TASK REQUIREMENTS >>
Find every line containing the word "this" and report the count, nothing more.

-- begin DATASET --

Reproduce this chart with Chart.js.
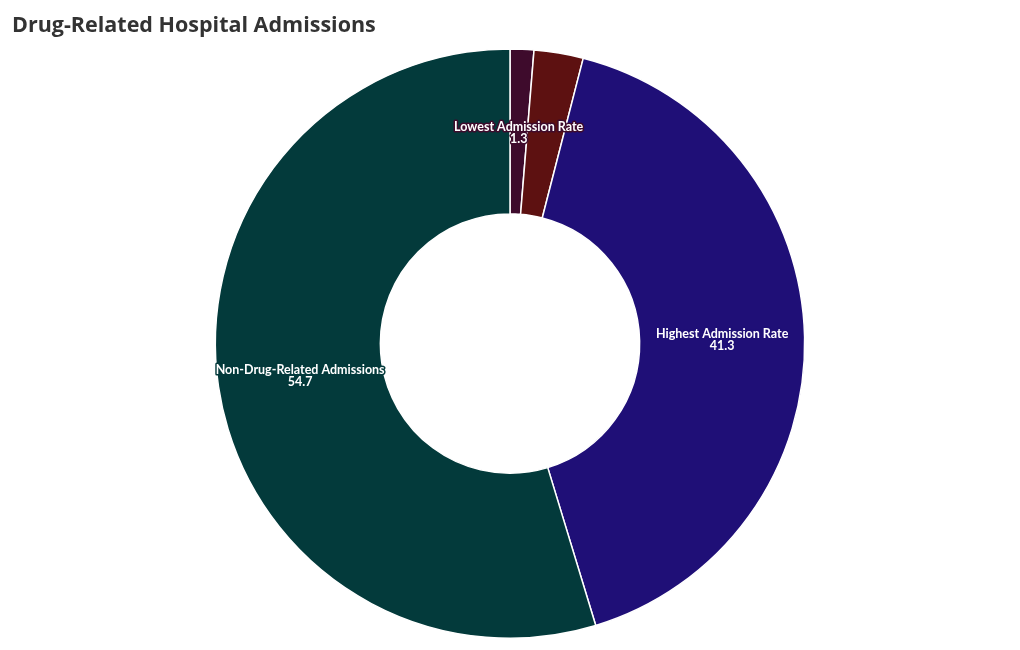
<!DOCTYPE html>
<html>
<head>
<meta charset="utf-8">
<script src="https://cdn.jsdelivr.net/npm/chart.js@4"></script>
<style>
    html, body { margin: 0; padding: 0; background: #ffffff; }
    #wrap { width: 1020px; height: 650px; position: relative; }
</style>
</head>
<body>
<div id="wrap"><canvas id="admissionsChart"></canvas></div>
<script>
const categories = [
    "Lowest Admission Rate",
    "Other Drug-Related Admissions",
    "Highest Admission Rate",
    "Non-Drug-Related Admissions",
];
const admissionValues = [1.3, 2.7, 41.3, 54.7];
const shownLabels = [true, false, true, true];

const SLICE_COLORS = ["#3e0b2c", "#5d1111", "#1f0f77", "#033a3b"];
const FONT = "'Open Sans', Lato, sans-serif";

// draws "name / value" in the middle of each arc, outlined in the slice colour
const sliceLabels = {
    id: "sliceLabels",
    afterDatasetsDraw(chart) {
        const ctx = chart.ctx;
        const meta = chart.getDatasetMeta(0);
        ctx.save();
        ctx.textAlign = "center";
        ctx.textBaseline = "middle";
        ctx.font = "bold 12.5px Lato, sans-serif";
        ctx.lineJoin = "round";
        ctx.lineWidth = 3;
        meta.data.forEach((arc, i) => {
            if (!shownLabels[i]) {
                return;
            }
            const pos = arc.tooltipPosition();
            const lines = [categories[i], String(admissionValues[i])];
            lines.forEach((text, k) => {
                const y = pos.y + (k - 0.5) * 12 + 1;
                ctx.strokeStyle = SLICE_COLORS[i];
                ctx.strokeText(text, pos.x, y);
                ctx.fillStyle = "#ffffff";
                ctx.fillText(text, pos.x, y);
            });
        });
        ctx.restore();
    },
};

new Chart(document.getElementById("admissionsChart"), {
    type: "doughnut",
    data: {
        labels: categories,
        datasets: [{
            data: admissionValues,
            backgroundColor: SLICE_COLORS,
            borderColor: "#ffffff",
            borderWidth: 1.5,
        }],
    },
    options: {
        responsive: true,
        maintainAspectRatio: false,
        animation: false,
        cutout: "44%",
        layout: { padding: { top: 0, bottom: 11, left: 12, right: 12 } },
        plugins: {
            legend: { display: false },
            tooltip: { enabled: false },
            title: {
                display: true,
                text: "Drug-Related Hospital Admissions",
                align: "start",
                color: "#333333",
                font: { family: FONT, size: 21.5, weight: "bold", lineHeight: 1.17 },
                padding: { top: 13, bottom: 10 },
            },
        },
    },
    plugins: [sliceLabels],
});
</script>
</body>
</html>
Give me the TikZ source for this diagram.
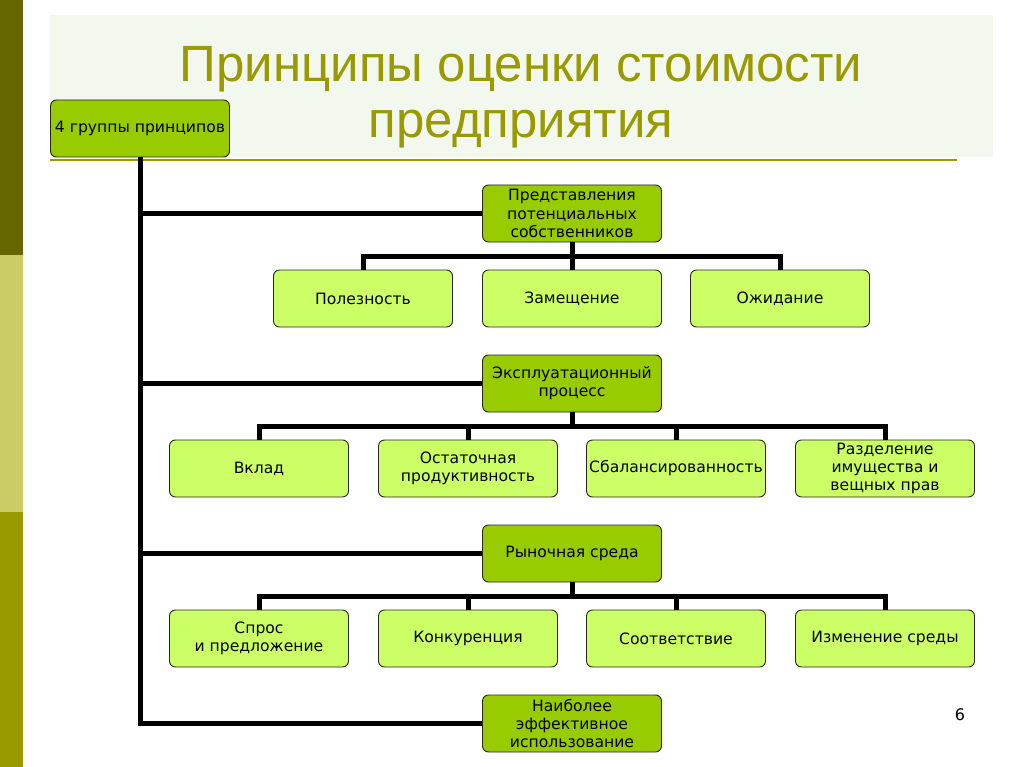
\documentclass[tikz,border=0pt]{standalone}
\usepackage{fontspec}
\setmainfont{DejaVu Sans}
\newfontfamily\titlefont{Liberation Sans}
\definecolor{barA}{HTML}{666600}
\definecolor{barB}{HTML}{CCCC66}
\definecolor{barC}{HTML}{999900}
\definecolor{titlebg}{HTML}{F3F8EE}
\definecolor{titlecol}{HTML}{999900}
\definecolor{darkfill}{HTML}{99CC00}
\definecolor{lightfill}{HTML}{CCFF66}
\tikzset{
  boxbase/.style={draw=black!85, line width=0.9pt, rounded corners=6pt,
    minimum width=179pt, minimum height=57pt, align=center, inner xsep=1pt, inner ysep=2pt,
    font=\fontsize{15.6}{18.3}\selectfont},
  lvlone/.style={boxbase, fill=darkfill},
  lvltwo/.style={boxbase, fill=lightfill},
  conn/.style={line width=5pt, black},
}
\begin{document}
\begin{tikzpicture}[x=1pt,y=-1pt]
\useasboundingbox (0,0) rectangle (1024,767);
\fill[white] (0,0) rectangle (1024,767);
% left bars
\fill[barA] (0,0) rectangle (23,255);
\fill[barB] (0,255) rectangle (23,512);
\fill[barC] (0,512) rectangle (23,767);
% title area
\fill[titlebg] (50,15) rectangle (993,157);
\draw[titlecol, line width=2pt] (50,160) -- (957,160);
\node[anchor=base, text=titlecol, font=\titlefont\fontsize{51}{60}\selectfont, inner sep=0] (t1) at (521,82) {Принципы оценки стоимости};
\node[anchor=base, text=titlecol, font=\titlefont\fontsize{51}{60}\selectfont, inner sep=0] (t2) at (521,138) {предприятия};

% nodes
\node[lvlone] (root) at (140,128.5) {4 группы принципов};
\node[lvlone] (p1) at (572,213.5) {Представления\\потенциальных\\собственников};
\node[lvlone] (p2) at (572,383.5) {Эксплуатационный\\процесс};
\node[lvlone] (p3) at (572,553.5) {Рыночная среда};
\node[lvlone] (p4) at (572,723.5) {Наиболее\\эффективное\\использование};

\node[lvltwo] (a1) at (363,298.5) {Полезность};
\node[lvltwo] (a2) at (572,298.5) {Замещение};
\node[lvltwo] (a3) at (780,298.5) {Ожидание};

\node[lvltwo] (b1) at (259,468.5) {Вклад};
\node[lvltwo] (b2) at (468,468.5) {Остаточная\\продуктивность};
\node[lvltwo] (b3) at (676,468.5) {Сбалансированность};
\node[lvltwo] (b4) at (885,468.5) {Разделение\\имущества и\\вещных прав};

\node[lvltwo] (c1) at (259,638.5) {Спрос\\и предложение};
\node[lvltwo] (c2) at (468,638.5) {Конкуренция};
\node[lvltwo] (c3) at (676,638.5) {Соответствие};
\node[lvltwo] (c4) at (885,638.5) {Изменение среды};

% connectors
\foreach \p in {p1,p2,p3,p4} {
  \draw[conn] (root.south) |- (\p.west);
}
\foreach \c in {a1,a2,a3} {
  \draw[conn] (p1.south) -- ++(0,-14pt) -| (\c.north);
}
\foreach \c in {b1,b2,b3,b4} {
  \draw[conn] (p2.south) -- ++(0,-14pt) -| (\c.north);
}
\foreach \c in {c1,c2,c3,c4} {
  \draw[conn] (p3.south) -- ++(0,-14pt) -| (\c.north);
}

\node[font=\fontsize{16}{18}\selectfont] (pg) at (960,715) {6};
\end{tikzpicture}
\end{document}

-- end DATASET --

EXPECTED OUTPUT >>
2